We all respect the sacrifices made by our soldiers. We all mourn the losses they have suffered in this war. But let us honor them by doing all we can to ensure their sacrifices were not made in vain. Let us show an appropriate humility by recognizing that so little is asked of us compared to the burdens we imposed on them, and let us show just a small, but significant measure of their courage, resolve and patriotism by putting our country's interests before every personal or political consideration.
In closing, I'd like to bring to your attention the gallantry and patriotism of one American who served with distinction in Iraq, a Navy SEAL, who refuses to quit his mission and let the country he loves so well suffer the terrible harm our defeat would entail. A few days ago, Petty Officer First Class Mark Robbins' unit was ambushed outside Baghdad. During the ensuing firefight, he spotted an insurgent with an RPG, and immediately stepped out from cover and exposed himself to enemy fire to take out the terrorist before he could fire. He saved the lives of his comrades, but was gravely wounded as he did so. He was shot in the eye by another insurgent with an AK-47. The bullet exited the back of his head about three inches behind his ear. He was initially knocked unconscious but came to, continued to fight and then, despite the severity of his wound, walked to the evacuation helicopter. He was eventually taken to Landstuhl military hospital in Germany. As is the custom of Navy SEALs, he was accompanied by one of his comrades, Petty Officer Second class McLean Swink.

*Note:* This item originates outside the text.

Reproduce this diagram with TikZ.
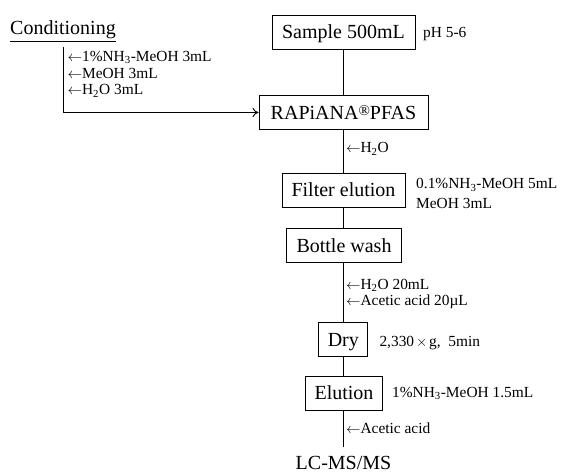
\documentclass[tikz,border=0pt]{standalone}
\usepackage{fontspec}
\setmainfont{Liberation Serif}
\usetikzlibrary{arrows.meta}
\newcommand{\la}{\ensuremath{\leftarrow}}
\begin{document}
\begin{tikzpicture}[x=1pt,y=-1pt,
  stepbox/.style={draw,line width=0.9pt,minimum height=34pt,inner sep=0pt,text height=13.5pt,text depth=0pt,font=\fontsize{20}{24}\selectfont},
  note/.style={anchor=base west,inner sep=0pt,font=\fontsize{15.4}{18}\selectfont,align=left},
  flow/.style={line width=0.9pt}]
\useasboundingbox (0,0) rectangle (562,473);
\node[stepbox,minimum width=143pt] (sample) at (343.5,32) {Sample 500mL};
\node[stepbox,minimum width=169pt] (rapiana) at (343.5,112.5) {RAPiANA\raisebox{4pt}{\fontsize{15}{15}\selectfont ®}PFAS};
\node[stepbox,minimum width=123pt] (filter) at (343.5,190) {Filter elution};
\node[stepbox,minimum width=115pt] (bottle) at (344,245.5) {Bottle wash};
\node[stepbox,minimum width=49pt] (dry) at (343.3,339.7) {Dry};
\node[stepbox,minimum width=77pt] (elution) at (344,393) {Elution};
\node[anchor=base,inner sep=0pt,font=\fontsize{20}{24}\selectfont] (lcms) at (343.5,469.5) {LC-MS/MS};
\coordinate (lend) at (343,447);
\draw[flow] (sample.south -| 343,0) -- (rapiana.north -| 343,0);
\draw[flow] (rapiana.south -| 343,0) -- (filter.north -| 343,0);
\draw[flow] (filter.south -| 343,0) -- (bottle.north -| 343,0);
\draw[flow] (bottle.south -| 343,0) -- (dry.north -| 343,0);
\draw[flow] (dry.south -| 343,0) -- (elution.north -| 343,0);
\draw[flow] (elution.south -| 343,0) -- (lend);
% conditioning
\node[anchor=base west,inner sep=0pt,font=\fontsize{20}{24}\selectfont] (cond) at (10,35) {\underline{Conditioning}};
\coordinate (c1) at (63,47);
\coordinate (c2) at (63,112.5);
\draw[flow,-{To[length=6pt,width=9pt]}] (c1) -- (c2) -- (rapiana.west);
\node[note] (n1) at (67.5,61.5) {\la1\%NH\textsubscript{3}-MeOH 3mL};
\node[note] (n2) at (67.5,78.5) {\la MeOH 3mL};
\node[note] (n3) at (67.5,95) {\la H\textsubscript{2}O 3mL};
% notes
\node[note] (ph) at (423,37.5) {pH 5-6};
\node[note] (w1) at (346,153) {\la H\textsubscript{2}O};
\node[note] (f1) at (416,189) {0.1\%NH\textsubscript{3}-MeOH 5mL};
\node[note] (f2) at (416,209) {MeOH 3mL};
\node[note] (b1) at (346,289) {\la H\textsubscript{2}O 20mL};
\node[note] (b2) at (346,305.5) {\la Acetic acid 20µL};
\node[note] (d1) at (379.3,346.5) {2,330\makebox[15pt]{$\times$}g,\ \ 5min};
\node[note] (e1) at (392,397.5) {1\%NH\textsubscript{3}-MeOH 1.5mL};
\node[note] (a1) at (346,433) {\la Acetic acid};
\end{tikzpicture}
\end{document}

On our way home from Iraq, our delegation stopped in Germany for refueling and crew rest, and I had the privilege of visiting some of our wounded at Landstuhl. I briefly stopped in Mark Robbins' room, but he was sedated and unable then to communicate. I spent a few moments there, and talked to his buddy, before I went to visit other wounded soldiers. Not too long after I had left Mark's room, Petty Officer Swink found me and told me Mark was awake and had asked to see me. So I returned. When I entered his room and approached his bedside, he struggled with great difficulty to sit up, stiffened his body as if he were trying to stand at attention, grasped my hand tightly and wouldn't let go. And then he whispered to me not to worry, "We can win this fight. We can win this fight." Mark, as another person observed, looks like the "toughest kid on the high school football team." He is tough, and brave, and very young. But more than that, he's an inspiration to those who are only called upon to subordinate a temporary political advantage to the security of our good and great nation. Petty Officer Mark Robbins, an American hero, believes we can still win this fight. I'll take his word for it, and accept my responsibility to help the cause he sacrificed so much to defend. Thank you.